# Dynatek CDI FAIL?



## Brute_Brian (Jun 10, 2011)

I’m new here, sorry to jump right in, but I guess that’s what we’re here for!
I just bought Primetime1267's 05 BF750i.
Currently won’t start, cranks just fine though. 
Last night we tried a friends stock CDI and it fired right up. 
Put my Dynatek back in and it fired right up.
Thought we had it fixed (not knowing why / how).
Tried it again this morn and its back to the no start thing - just cranking away.

Any suggestions other than the obvious check for spark troubleshooting?

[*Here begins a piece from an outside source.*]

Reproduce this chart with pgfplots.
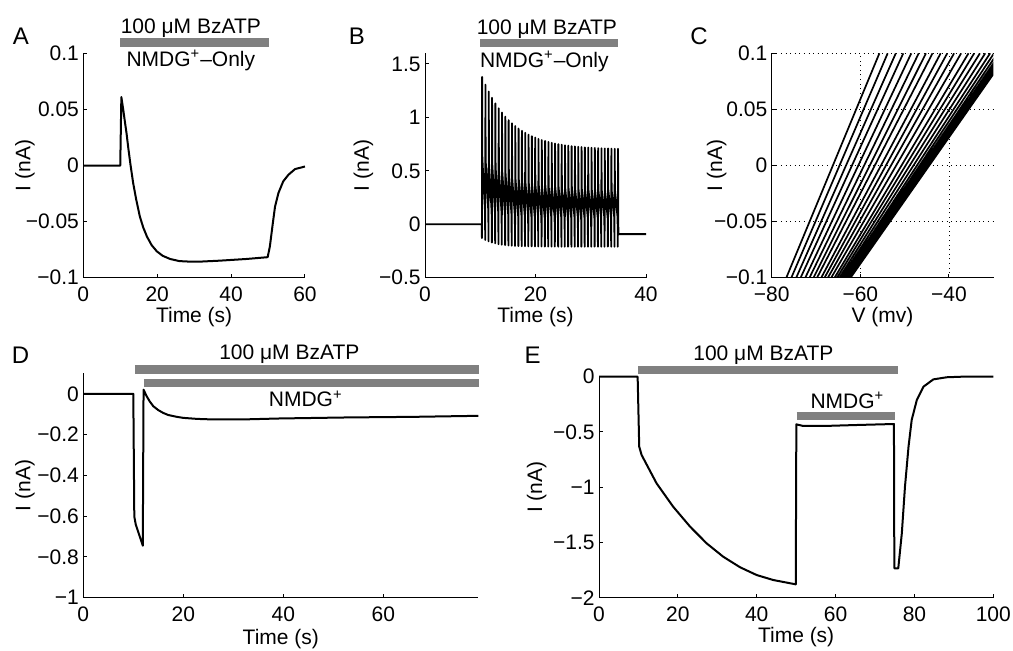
\documentclass[border=0pt]{standalone}
\usepackage{fontspec}
\setmainfont{Liberation Sans}
\usepackage{pgfplots}
\pgfplotsset{compat=1.18}
\newcommand\fs{\fontsize{10.5}{12.6}\selectfont}
\newcommand\fl{\fontsize{12}{14}\selectfont}
\definecolor{bargray}{gray}{0.5}
\pgfplotsset{
  mat/.style={
    scale only axis, anchor=north west,
    axis x line*=bottom, axis y line*=left,
    tick align=inside, major tick length=2pt,
    axis line style={line width=0.5pt},
    every tick/.style={black, line width=0.5pt},
    /pgf/number format/assume math mode=true,
    tick label style={font=\fs},
    label style={font=\fs},
    xticklabel style={anchor=base, inner sep=0pt, yshift=-12pt},
    yticklabel style={anchor=east, inner sep=0pt, xshift=-2pt},
    xlabel style={at={([yshift=-22.5pt]axis description cs:0.5,0)}, anchor=base, inner sep=0pt},
    ylabel style={anchor=center, inner sep=0pt},
    clip=false,
  },
  trace/.style={black, line width=1pt, line join=round},
}
\tikzset{bar/.style={bargray, line width=4.2pt}, txt/.style={font=\fs, anchor=base, inner sep=0pt}}
\begin{document}
\begin{tikzpicture}
\useasboundingbox (0,0) rectangle (506.5pt,-325pt);

% ---------- A
\begin{axis}[mat, at={(41.65pt,-26.65pt)}, width=110.85pt, height=112.2pt,
  xmin=0, xmax=60, ymin=-0.1, ymax=0.1,
  xtick={0,20,40,60},
  ytick={-0.1,-0.05,0,0.05,0.1}, yticklabels={−0.1,−0.05,0,0.05,0.1},
  xlabel={Time (s)}, ylabel={I (nA)},
  ylabel style={at={([xshift=-29.2pt]axis description cs:0,0.5)}}]
\addplot[trace] coordinates {
 (0,0) (10.0,0) (10.3,0.061) (10.8,0.05) (11.3,0.038) (11.7,0.0288) (12.2,0.015) (12.8,0.0)
 (13.5,-0.0157) (14.3,-0.03) (15.3,-0.0454) (16.2,-0.055) (17.2,-0.0632) (18.5,-0.071)
 (19.9,-0.0765) (21.5,-0.0805) (23.5,-0.0833) (26,-0.0852) (29,-0.0857) (32,-0.0856)
 (37,-0.0848) (44.2,-0.0833) (49.9,-0.0817) (50.5,-0.072) (51.3,-0.0513) (51.9,-0.0365)
 (52.8,-0.0246) (54.1,-0.0142) (55.5,-0.0083) (57.3,-0.0032) (60,-0.0009)};
\draw[bar] (axis cs:10,0.1096) -- (axis cs:50.3,0.1096);
\node[txt] at (axis cs:29.1,0.1178) {100 μM BzATP};
\node[txt] at (axis cs:29.1,0.0881) {NMDG\textsuperscript{+}–Only};
\end{axis}

% ---------- B
\begin{axis}[mat, at={(212.5pt,-26.65pt)}, width=110.5pt, height=112.2pt,
  xmin=0, xmax=40, ymin=-0.5, ymax=1.6,
  xtick={0,20,40},
  ytick={-0.5,0,0.5,1,1.5}, yticklabels={−0.5,0,0.5,1,1.5},
  xlabel={Time (s)}, ylabel={I (nA)},
  ylabel style={at={([xshift=-30.8pt]axis description cs:0,0.5)}}]
\addplot[black, line width=0.9pt, line join=round] coordinates {
 (0,0) (10.26,0)
 (10.3,-0.13) (10.34,1.38) (10.38,0.62) (10.86,0.12)
 (10.9,-0.147) (10.94,1.307) (10.98,0.6) (11.46,0.12)
 (11.5,-0.16) (11.54,1.242) (11.58,0.58) (12.06,0.115)
 (12.1,-0.171) (12.14,1.184) (12.18,0.56) (12.66,0.11)
 (12.7,-0.179) (12.74,1.132) (12.78,0.54) (13.26,0.105)
 (13.3,-0.186) (13.34,1.086) (13.38,0.52) (13.86,0.1)
 (13.9,-0.191) (13.94,1.045) (13.98,0.5) (14.46,0.095)
 (14.5,-0.195) (14.54,1.008) (14.58,0.48) (15.06,0.09)
 (15.1,-0.198) (15.14,0.975) (15.18,0.46) (15.66,0.085)
 (15.7,-0.201) (15.74,0.945) (15.78,0.44) (16.26,0.08)
 (16.3,-0.203) (16.34,0.919) (16.38,0.43) (16.86,0.078)
 (16.9,-0.204) (16.94,0.896) (16.98,0.42) (17.46,0.076)
 (17.5,-0.205) (17.54,0.875) (17.58,0.41) (18.06,0.074)
 (18.1,-0.206) (18.14,0.856) (18.18,0.4) (18.66,0.072)
 (18.7,-0.207) (18.74,0.839) (18.78,0.39) (19.26,0.07)
 (19.3,-0.207) (19.34,0.824) (19.38,0.385) (19.86,0.068)
 (19.9,-0.208) (19.94,0.812) (19.98,0.38) (20.46,0.066)
 (20.5,-0.208) (20.54,0.799) (20.58,0.375) (21.06,0.064)
 (21.1,-0.208) (21.14,0.788) (21.18,0.37) (21.66,0.062)
 (21.7,-0.209) (21.74,0.78) (21.78,0.365) (22.26,0.06)
 (22.3,-0.209) (22.34,0.771) (22.38,0.36) (22.86,0.06)
 (22.9,-0.209) (22.94,0.763) (22.98,0.356) (23.46,0.06)
 (23.5,-0.209) (23.54,0.756) (23.58,0.352) (24.06,0.06)
 (24.1,-0.21) (24.14,0.75) (24.18,0.349) (24.66,0.06)
 (24.7,-0.21) (24.74,0.745) (24.78,0.346) (25.26,0.06)
 (25.3,-0.21) (25.34,0.74) (25.38,0.343) (25.86,0.06)
 (25.9,-0.21) (25.94,0.736) (25.98,0.341) (26.46,0.06)
 (26.5,-0.21) (26.54,0.732) (26.58,0.339) (27.06,0.06)
 (27.1,-0.21) (27.14,0.729) (27.18,0.337) (27.66,0.06)
 (27.7,-0.21) (27.74,0.726) (27.78,0.335) (28.26,0.06)
 (28.3,-0.21) (28.34,0.723) (28.38,0.333) (28.86,0.06)
 (28.9,-0.21) (28.94,0.72) (28.98,0.332) (29.46,0.06)
 (29.5,-0.21) (29.54,0.718) (29.58,0.331) (30.06,0.06)
 (30.1,-0.21) (30.14,0.716) (30.18,0.33) (30.66,0.06)
 (30.7,-0.21) (30.74,0.714) (30.78,0.329) (31.26,0.06)
 (31.3,-0.21) (31.34,0.713) (31.38,0.328) (31.86,0.06)
 (31.9,-0.21) (31.94,0.712) (31.98,0.327) (32.46,0.06)
 (32.5,-0.21) (32.54,0.71) (32.58,0.326) (33.06,0.06)
 (33.1,-0.21) (33.14,0.71) (33.18,0.325) (33.66,0.06)
 (33.7,-0.21) (33.74,0.708) (33.78,0.325) (34.26,0.06)
 (34.3,-0.21) (34.34,0.707) (34.38,0.324) (34.86,0.06)
 (34.9,-0.21) (34.94,0.707) (35.0,-0.092) (40,-0.092)};
\draw[bar] (axis cs:9.96,1.694) -- (axis cs:35.0,1.694);
\node[txt] at (axis cs:22.05,1.78) {100 μM BzATP};
\node[txt] at (axis cs:21.6,1.468) {NMDG\textsuperscript{+}–Only};
\end{axis}

% ---------- C
\begin{axis}[mat, clip=true, at={(385.85pt,-26.65pt)}, width=110.8pt, height=112.2pt,
  xmin=-80, xmax=-30, ymin=-0.1, ymax=0.1,
  xtick={-80,-60,-40}, xticklabels={−80,−60,−40},
  ytick={-0.1,-0.05,0,0.05,0.1}, yticklabels={−0.1,−0.05,0,0.05,0.1},
  grid=major, major grid style={black, line width=0.4pt, dash pattern=on 0.5pt off 1.8pt},
  xlabel={V (mv)}, ylabel={I (nA)},
  ylabel style={at={([xshift=-27.5pt]axis description cs:0,0.5)}}]
\addplot[black, line width=0.85pt, unbounded coords=jump] coordinates {
 (-76.7,-0.1) (-55.7,0.1) (-50,nan)
 (-75.57,-0.1) (-53.83,0.1) (-50,nan)
 (-74.47,-0.1) (-52.0,0.1) (-50,nan)
 (-73.47,-0.1) (-50.31,0.1) (-50,nan)
 (-72.42,-0.1) (-48.51,0.1) (-50,nan)
 (-71.47,-0.1) (-46.83,0.1) (-50,nan)
 (-70.57,-0.1) (-45.2,0.1) (-50,nan)
 (-69.77,-0.1) (-43.71,0.1) (-50,nan)
 (-68.82,-0.1) (-41.88,0.1) (-50,nan)
 (-68.07,-0.1) (-40.39,0.1) (-50,nan)
 (-67.32,-0.1) (-38.85,0.1) (-50,nan)
 (-66.57,-0.1) (-37.26,0.1) (-50,nan)
 (-65.82,-0.1) (-35.6,0.1) (-50,nan)
 (-65.25,-0.1) (-34.31,0.1) (-50,nan)
 (-64.7,-0.1) (-33.02,0.1) (-50,nan)
 (-64.2,-0.1) (-31.82,0.1) (-50,nan)
 (-63.75,-0.1) (-30.72,0.1) (-50,nan)
 (-63.4,-0.1) (-29.84,0.1) (-50,nan)
 (-63.1,-0.1) (-29.07,0.1) (-50,nan)
 (-62.85,-0.1) (-28.43,0.1) (-50,nan)
 (-62.65,-0.1) (-27.9,0.1) (-50,nan)
 (-62.5,-0.1) (-27.5,0.1) (-50,nan)
 (-62.38,-0.1) (-27.18,0.1) (-50,nan)
 (-62.3,-0.1) (-26.97,0.1) (-50,nan)
 (-62.24,-0.1) (-26.81,0.1) (-50,nan)
 (-62.2,-0.1) (-26.7,0.1)};
\end{axis}

% ---------- D
\begin{axis}[mat, at={(41.65pt,-186.7pt)}, width=197.5pt, height=112.15pt,
  xmin=0, xmax=79, ymin=-1, ymax=0.1,
  xtick={0,20,40,60},
  ytick={-1,-0.8,-0.6,-0.4,-0.2,0}, yticklabels={−1,−0.8,−0.6,−0.4,−0.2,0},
  xlabel={Time (s)}, ylabel={I (nA)},
  xlabel style={at={([yshift=-23.5pt]axis description cs:0.5,0)}},
  ylabel style={at={([xshift=-29.2pt]axis description cs:0,0.5)}}]
\addplot[trace] coordinates {
 (0,0) (10,0) (10.2,-0.602) (10.5,-0.642) (11.9,-0.745) (12.05,0.02) (12.7,-0.013)
 (13.3,-0.038) (14,-0.061) (15,-0.08) (16,-0.094) (17,-0.104) (18.7,-0.113) (20,-0.118)
 (22.7,-0.123) (25,-0.125) (28,-0.126) (33,-0.125) (39.3,-0.121) (52.7,-0.116)
 (66,-0.113) (79,-0.108)};
\draw[bar] (axis cs:10.3,0.1186) -- (axis cs:79.2,0.1186);
\draw[bar] (axis cs:12.1,0.0542) -- (axis cs:79.2,0.0542);
\node[txt] at (axis cs:41.2,0.168) {100 μM BzATP};
\node[txt] at (axis cs:44.5,-0.0645) {NMDG\textsuperscript{+}};
\end{axis}

% ---------- E
\begin{axis}[mat, at={(299.5pt,-188.35pt)}, width=197.15pt, height=110.5pt,
  xmin=0, xmax=100, ymin=-2, ymax=0,
  xtick={0,20,40,60,80,100},
  ytick={-2,-1.5,-1,-0.5,0}, yticklabels={−2,−1.5,−1,−0.5,0},
  xlabel={Time (s)}, ylabel={I (nA)},
  ylabel style={at={([xshift=-31.2pt]axis description cs:0,0.5)}}]
\addplot[trace] coordinates {
 (0,0) (9.8,0) (10.2,-0.633) (10.8,-0.708) (14.6,-0.965) (18.8,-1.176) (23.1,-1.357)
 (27.3,-1.508) (31.5,-1.629) (35.8,-1.725) (40,-1.795) (44.2,-1.84) (49.9,-1.879)
 (50.05,-0.431) (51.8,-0.446) (56.9,-0.446) (65.4,-0.437) (74.8,-0.428) (74.9,-1.734)
 (75.9,-1.734) (76.8,-1.417) (77.6,-0.995) (78.5,-0.633) (79.3,-0.392) (80.6,-0.211)
 (82.3,-0.09) (84.8,-0.024) (88.2,-0.005) (92,0) (100,0)};
\draw[bar] (axis cs:9.97,0.0624) -- (axis cs:75.75,0.0624);
\draw[bar] (axis cs:50.1,-0.354) -- (axis cs:75.1,-0.354);
\node[txt] at (axis cs:41.7,0.151) {100 μM BzATP};
\node[txt] at (axis cs:63,-0.286) {NMDG\textsuperscript{+}};
\end{axis}

% panel letters
\node[font=\fl, inner sep=0pt] at (10.5pt,-18pt) {A};
\node[font=\fl, inner sep=0pt] at (178.5pt,-18pt) {B};
\node[font=\fl, inner sep=0pt] at (349.5pt,-18pt) {C};
\node[font=\fl, inner sep=0pt] at (10.25pt,-177.5pt) {D};
\node[font=\fl, inner sep=0pt] at (266.25pt,-177.5pt) {E};
\end{tikzpicture}
\end{document}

Did we "reset" something with the friends stock CDI that has now "been set" again? Or I’m I simply dealing with an intermittent Dynatek CDI?


----------



## MeanGreenMan (May 24, 2010)

If you spray staring fluid into the carb throats and try to crank, does it even pop?
Are you giving a full choke (w/ throttle off) when trying to start?


----------



## Polaris425 (Dec 16, 2004)

didn't you make a HUGE rant in NMK's thread about NEVER useing starting fluid?????? Pretty sure you did...


----------



## Brute_Brian (Jun 10, 2011)

Just got home from work - havent tried the starting fluid thing. When I do try I choke it fully (blocking the snorkel with my fingers).
Ill check for spark and go from there.

Anyone have a stock or aftermarket CDI they want to get rid of?


----------



## bayou_boy_22 (Mar 13, 2009)

I have a dynatec that does the same thing. It runs great with the stock but put the dyna in and it just spins over and will not start.


----------



## lilbigtonka (Dec 30, 2008)

it isnt gonna be the carbs that bike with a stock cdi will run like new guarantee it....it is all on the shoulders of that dynatech


----------



## bayou_boy_22 (Mar 13, 2009)

I agree with tonka. It is def the dynatech.


----------



## Brute_Brian (Jun 10, 2011)

*GROUND THIS.*

It turned out to be a bad ground is all....its runs like a raped ape now. 
My neighbors have a new level of hatred for me.

Myakka here we come!


----------



## Brute_Brian (Jun 10, 2011)

This same day reply from Dynatek Tech Support is what got me going in the right troubleshooting direction:

_Hello Brian.
The one thing that comes to mind, as we do not typically have issues like this
with the DFS2-15, is that our ignition is a performance ignition and at start
up, may have a greater voltage need than the stock box. We might suggest
testing the battery to be sure the rated CCA's can be achieved and the battery
cables and in good condition and the ground is secure and clean.
Please let us know what you find or if you continue to have starting issues.
Thank you,
Larry Nelson
Technical Support
Dynatek
1-800-928-DYNA (3962)
http://www.dynaonline.com_


----------



## Brute_Brian (Jun 10, 2011)

I even got my 2"? wheel spacers installed - ready to rock.

Before and after pics below.


----------



## lilbigtonka (Dec 30, 2008)

lets do this tomm i will see ya if you are with dion


----------